I am not a navigator. I have no sense of direction, but I can drive stick shift (most of the time – I only let the car die out three times from Rome to Napoli), I know Rome and I know how to drive towards Napoli … but Napoli? Forget it!  Several times during our ride I told Kalei and Kuʻulei, “This is not going on our blog.” But then I thought I would deprive you folks of a good laugh. So here is our surrealistic trip …

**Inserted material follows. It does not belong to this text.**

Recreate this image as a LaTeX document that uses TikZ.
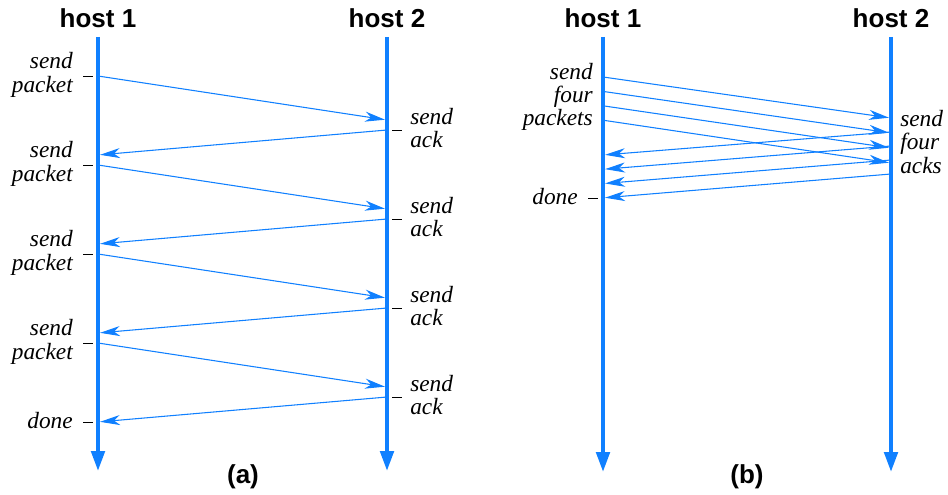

I only knew one way to get on the freeway to head towards Napoli, but when we finally got to the cut off after driving through Roman traffic, we were redirected right back to where we had rented the car (See Kuʻulei’s post about that segment of our journey). Anyway, finally we were on the freeway, but it was 11:30 a.m. by that time and we still had a ways to go. I wanted to show the girls a few picturesque towns along the way, but traffic continued to be horrible and we by-passed all but one, Sperlonga. Sperlonga is predominately pedestrian town built on a hill off a pali and has lovely narrow winding streets and a fantastic view of the sea. Unfortunately, we had no time to explore the actual town, because we wanted to be sure to make the ferry for Capri. We had neglected to check online for the ferry schedule, so we were a little nervous. However, we stopped in the piazza at the bottom of Sperlonga and took some pictures.From there we continued along the coast. The weather was changing quickly and storm clouds, which Kalei tells me are puoa. I immediately began worrying about the ferry crossing.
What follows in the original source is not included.